InternVL2_5-1B (Small)

Faster inference
Good for basic scene description and object detection
Lower memory requirements
Default model: OpenGVLab/InternVL2_5-1B
Model size: 2.0 GB download
GPU Memory: Requires ~2.5GB of GPU memory

InternVL2_5-2B (Large)

More detailed and nuanced responses
Better understanding of complex scenes
Higher memory requirements
Default model: OpenGVLab/InternVL2_5-2B
Model size: 4.5 GB download
GPU Memory: Requires ~5.0GB of GPU memory

Metadata

Metadata Property	Description
`nodes.[node_id].rois.[roi_id].label_changed_delta`	Indicates if there has been a change in the VLM result for the ROI.
`nodes.[node_id].rois.[roi_id].label_available`	Indicates if a VLM result is available for the ROI.
`nodes.[node_id].rois.[roi_id].label`	VLM result contents for the ROI.
`nodes.[node_id].rois.[roi_id].attributes.[attribute_name]`	Attribute values (string or null) for the ROI, if `attributes` property is specified.

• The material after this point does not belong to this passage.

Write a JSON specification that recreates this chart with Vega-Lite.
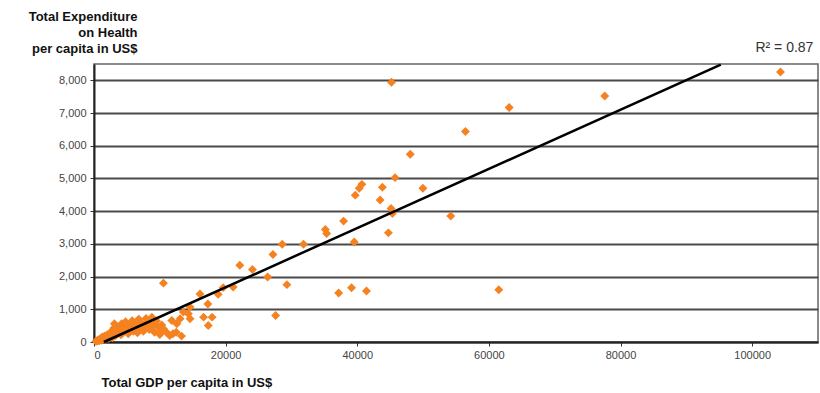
{
  "$schema": "https://vega.github.io/schema/vega-lite/v6.json",
  "width": 724,
  "height": 278,
  "autosize": {"type": "none"},
  "padding": {"left": 94, "top": 64, "right": 2, "bottom": 51},
  "background": "white",
  "config": {
    "view": {"stroke": "#666", "strokeWidth": 1.5},
    "font": "Liberation Sans"
  },
  "datasets": {
    "countries": [
      {"gdp": 104300, "health": 8256},
      {"gdp": 45200, "health": 7940},
      {"gdp": 77600, "health": 7520},
      {"gdp": 63080, "health": 7170},
      {"gdp": 56430, "health": 6435},
      {"gdp": 48050, "health": 5740},
      {"gdp": 45740, "health": 5025},
      {"gdp": 40700, "health": 4820},
      {"gdp": 40300, "health": 4700},
      {"gdp": 39690, "health": 4490},
      {"gdp": 43820, "health": 4730},
      {"gdp": 49970, "health": 4700},
      {"gdp": 43470, "health": 4340},
      {"gdp": 45130, "health": 4085},
      {"gdp": 45330, "health": 3930},
      {"gdp": 54200, "health": 3850},
      {"gdp": 44730, "health": 3337},
      {"gdp": 39540, "health": 3060},
      {"gdp": 39130, "health": 1660},
      {"gdp": 41400, "health": 1560},
      {"gdp": 61500, "health": 1600},
      {"gdp": 37920, "health": 3696},
      {"gdp": 35150, "health": 3440},
      {"gdp": 35350, "health": 3318},
      {"gdp": 31830, "health": 2990},
      {"gdp": 28600, "health": 2990},
      {"gdp": 27190, "health": 2674},
      {"gdp": 22150, "health": 2346},
      {"gdp": 24070, "health": 2214},
      {"gdp": 26380, "health": 1988},
      {"gdp": 29310, "health": 1754},
      {"gdp": 37170, "health": 1497},
      {"gdp": 21140, "health": 1681},
      {"gdp": 19630, "health": 1662},
      {"gdp": 18870, "health": 1457},
      {"gdp": 16100, "health": 1470},
      {"gdp": 17300, "health": 1160},
      {"gdp": 16650, "health": 760},
      {"gdp": 17950, "health": 760},
      {"gdp": 17360, "health": 506},
      {"gdp": 27590, "health": 813},
      {"gdp": 10550, "health": 1800},
      {"gdp": 14590, "health": 1067},
      {"gdp": 14330, "health": 865},
      {"gdp": 14590, "health": 712},
      {"gdp": 13080, "health": 712},
      {"gdp": 13580, "health": 914},
      {"gdp": 11820, "health": 660},
      {"gdp": 12580, "health": 558},
      {"gdp": 10550, "health": 405},
      {"gdp": 9800, "health": 454},
      {"gdp": 9040, "health": 506},
      {"gdp": 300, "health": 20},
      {"gdp": 500, "health": 30},
      {"gdp": 600, "health": 60},
      {"gdp": 800, "health": 40},
      {"gdp": 900, "health": 90},
      {"gdp": 1000, "health": 70},
      {"gdp": 1100, "health": 120},
      {"gdp": 1200, "health": 50},
      {"gdp": 1300, "health": 150},
      {"gdp": 1500, "health": 100},
      {"gdp": 1600, "health": 180},
      {"gdp": 1700, "health": 80},
      {"gdp": 1800, "health": 130},
      {"gdp": 2000, "health": 220},
      {"gdp": 2100, "health": 160},
      {"gdp": 2200, "health": 110},
      {"gdp": 2400, "health": 260},
      {"gdp": 2500, "health": 190},
      {"gdp": 2700, "health": 330},
      {"gdp": 2800, "health": 140},
      {"gdp": 2900, "health": 240},
      {"gdp": 3000, "health": 420},
      {"gdp": 3100, "health": 560},
      {"gdp": 3200, "health": 300},
      {"gdp": 3300, "health": 200},
      {"gdp": 3500, "health": 380},
      {"gdp": 3600, "health": 260},
      {"gdp": 3800, "health": 470},
      {"gdp": 3900, "health": 330},
      {"gdp": 4100, "health": 220},
      {"gdp": 4200, "health": 560},
      {"gdp": 4300, "health": 400},
      {"gdp": 4500, "health": 300},
      {"gdp": 4700, "health": 480},
      {"gdp": 4800, "health": 620},
      {"gdp": 5000, "health": 360},
      {"gdp": 5200, "health": 250},
      {"gdp": 5400, "health": 520},
      {"gdp": 5600, "health": 420},
      {"gdp": 5800, "health": 650},
      {"gdp": 6000, "health": 330},
      {"gdp": 6200, "health": 560},
      {"gdp": 6400, "health": 460},
      {"gdp": 6600, "health": 280},
      {"gdp": 6800, "health": 700},
      {"gdp": 7000, "health": 400},
      {"gdp": 7200, "health": 580},
      {"gdp": 7500, "health": 330},
      {"gdp": 7700, "health": 480},
      {"gdp": 7900, "health": 720},
      {"gdp": 8200, "health": 620},
      {"gdp": 8400, "health": 380},
      {"gdp": 8600, "health": 520},
      {"gdp": 8800, "health": 760},
      {"gdp": 9200, "health": 300},
      {"gdp": 9500, "health": 640},
      {"gdp": 10000, "health": 230},
      {"gdp": 10050, "health": 300},
      {"gdp": 10300, "health": 520},
      {"gdp": 11000, "health": 300},
      {"gdp": 11500, "health": 200},
      {"gdp": 12000, "health": 250},
      {"gdp": 12500, "health": 300},
      {"gdp": 13300, "health": 180}
    ],
    "trend": [
      {"gdp": 1500, "health": 0},
      {"gdp": 95230, "health": 8480}
    ],
    "note": [
      {"label": "R² = 0.87"}
    ]
  },
  "layer": [
    {
      "data": {"name": "countries"},
      "mark": {"type": "point", "shape": "diamond", "filled": true, "size": 80, "color": "#f58220", "opacity": 1, "strokeWidth": 0},
      "encoding": {
        "x": {
          "field": "gdp", "type": "quantitative",
          "scale": {"domain": [0, 110000], "nice": false, "zero": true},
          "axis": {
            "values": [0, 20000, 40000, 60000, 80000, 100000],
            "format": "d",
            "grid": false,
            "domainColor": "#222", "domainWidth": 2,
            "tickColor": "#333", "tickSize": 4, "tickWidth": 1,
            "labelFont": "Liberation Sans", "labelFontSize": 11, "labelColor": "#444", "labelPadding": 3,
            "title": "Total GDP per capita in US$",
            "titleFont": "Liberation Sans", "titleFontSize": 13, "titleFontWeight": "bold", "titleColor": "#111",
            "titleAlign": "left", "titleAnchor": "start", "titleX": 7, "titleY": 44, "titleBaseline": "alphabetic"
          }
        },
        "y": {
          "field": "health", "type": "quantitative",
          "scale": {"domain": [0, 8500], "nice": false, "zero": true},
          "axis": {
            "values": [0, 1000, 2000, 3000, 4000, 5000, 6000, 7000, 8000],
            "format": ",.0f",
            "labelOverlap": false,
            "grid": true, "gridColor": "#4a4a4a", "gridWidth": 1.8,
            "domainColor": "#222", "domainWidth": 2,
            "tickColor": "#333", "tickSize": 4, "tickWidth": 1,
            "labelFont": "Liberation Sans", "labelFontSize": 11, "labelColor": "#444", "labelPadding": 4,
            "title": ["Total Expenditure", "on Health", "per capita in US$"],
            "titleFont": "Liberation Sans", "titleFontSize": 13, "titleFontWeight": "bold", "titleColor": "#111",
            "titleAngle": 0, "titleAlign": "right", "titleBaseline": "alphabetic",
            "titleX": 43, "titleY": -44, "titleLineHeight": 16
          }
        }
      }
    },
    {
      "data": {"name": "trend"},
      "mark": {"type": "line", "color": "#000", "strokeWidth": 2.5},
      "encoding": {
        "x": {
          "field": "gdp", "type": "quantitative",
          "axis": {
            "values": [0, 20000, 40000, 60000, 80000, 100000],
            "format": "d",
            "grid": false,
            "domainColor": "#222", "domainWidth": 2,
            "tickColor": "#333", "tickSize": 4, "tickWidth": 1,
            "labelFont": "Liberation Sans", "labelFontSize": 11, "labelColor": "#444", "labelPadding": 3,
            "title": "Total GDP per capita in US$",
            "titleFont": "Liberation Sans", "titleFontSize": 13, "titleFontWeight": "bold", "titleColor": "#111",
            "titleAlign": "left", "titleAnchor": "start", "titleX": 7, "titleY": 44, "titleBaseline": "alphabetic"
          }
        },
        "y": {
          "field": "health", "type": "quantitative",
          "axis": {
            "values": [0, 1000, 2000, 3000, 4000, 5000, 6000, 7000, 8000],
            "format": ",.0f",
            "labelOverlap": false,
            "grid": true, "gridColor": "#4a4a4a", "gridWidth": 1.8,
            "domainColor": "#222", "domainWidth": 2,
            "tickColor": "#333", "tickSize": 4, "tickWidth": 1,
            "labelFont": "Liberation Sans", "labelFontSize": 11, "labelColor": "#444", "labelPadding": 4,
            "title": ["Total Expenditure", "on Health", "per capita in US$"],
            "titleFont": "Liberation Sans", "titleFontSize": 13, "titleFontWeight": "bold", "titleColor": "#111",
            "titleAngle": 0, "titleAlign": "right", "titleBaseline": "alphabetic",
            "titleX": 43, "titleY": -44, "titleLineHeight": 16
          }
        }
      }
    },
    {
      "data": {"name": "note"},
      "mark": {"type": "text", "align": "right", "baseline": "alphabetic", "font": "Liberation Sans", "fontSize": 14, "fill": "#333"},
      "encoding": {
        "x": {
          "datum": 109300,
          "axis": {
            "values": [0, 20000, 40000, 60000, 80000, 100000],
            "format": "d",
            "grid": false,
            "domainColor": "#222", "domainWidth": 2,
            "tickColor": "#333", "tickSize": 4, "tickWidth": 1,
            "labelFont": "Liberation Sans", "labelFontSize": 11, "labelColor": "#444", "labelPadding": 3,
            "title": "Total GDP per capita in US$",
            "titleFont": "Liberation Sans", "titleFontSize": 13, "titleFontWeight": "bold", "titleColor": "#111",
            "titleAlign": "left", "titleAnchor": "start", "titleX": 7, "titleY": 44, "titleBaseline": "alphabetic"
          }
        },
        "y": {
          "datum": 8870,
          "axis": {
            "values": [0, 1000, 2000, 3000, 4000, 5000, 6000, 7000, 8000],
            "format": ",.0f",
            "labelOverlap": false,
            "grid": true, "gridColor": "#4a4a4a", "gridWidth": 1.8,
            "domainColor": "#222", "domainWidth": 2,
            "tickColor": "#333", "tickSize": 4, "tickWidth": 1,
            "labelFont": "Liberation Sans", "labelFontSize": 11, "labelColor": "#444", "labelPadding": 4,
            "title": ["Total Expenditure", "on Health", "per capita in US$"],
            "titleFont": "Liberation Sans", "titleFontSize": 13, "titleFontWeight": "bold", "titleColor": "#111",
            "titleAngle": 0, "titleAlign": "right", "titleBaseline": "alphabetic",
            "titleX": 43, "titleY": -44, "titleLineHeight": 16
          }
        },
        "text": {"field": "label"}
      }
    }
  ]
}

Will exclude `description` attribute.
`nodes.[node_id].recognized_obj_count`	The count of objects with VLM results.
`nodes.[node_id].recognized_obj_delta`	The change in the count of objects with VLM results.
`nodes.[node_id].label_changed_obj_delta`	The change in the count of objects with changed VLM results.
`nodes.[node_id].alert`	True if an alert was triggered else False
`nodes.[node_id].alert_message`	Brief description of alert

Example JSON

{
    "nodes": {
        "local_vlm1": {
            "type": "local_vlm",
            "rois": {
                "roi1": {
                    "label_changed_delta": true,
                    "label_available": true,
                    "label": "The image shows two people walking on a sidewalk",
                    "attributes": {
                        "crowded": "crowded"
                    }
                }
            },
            "recognized_obj_ids": ["2775161862"],
            "recognized_obj_count": 1,
            "recognized_obj_delta": 1,
            "label_changed_obj_delta": 1,
            "unrecognized_obj_count": 0,
            "unrecognized_obj_delta": 0,
            "alert": true,
            "alert_message": "Jaywalking detected",
            "objects_of_interest_keys": ["recognized_obj_ids"]
        }
    }
}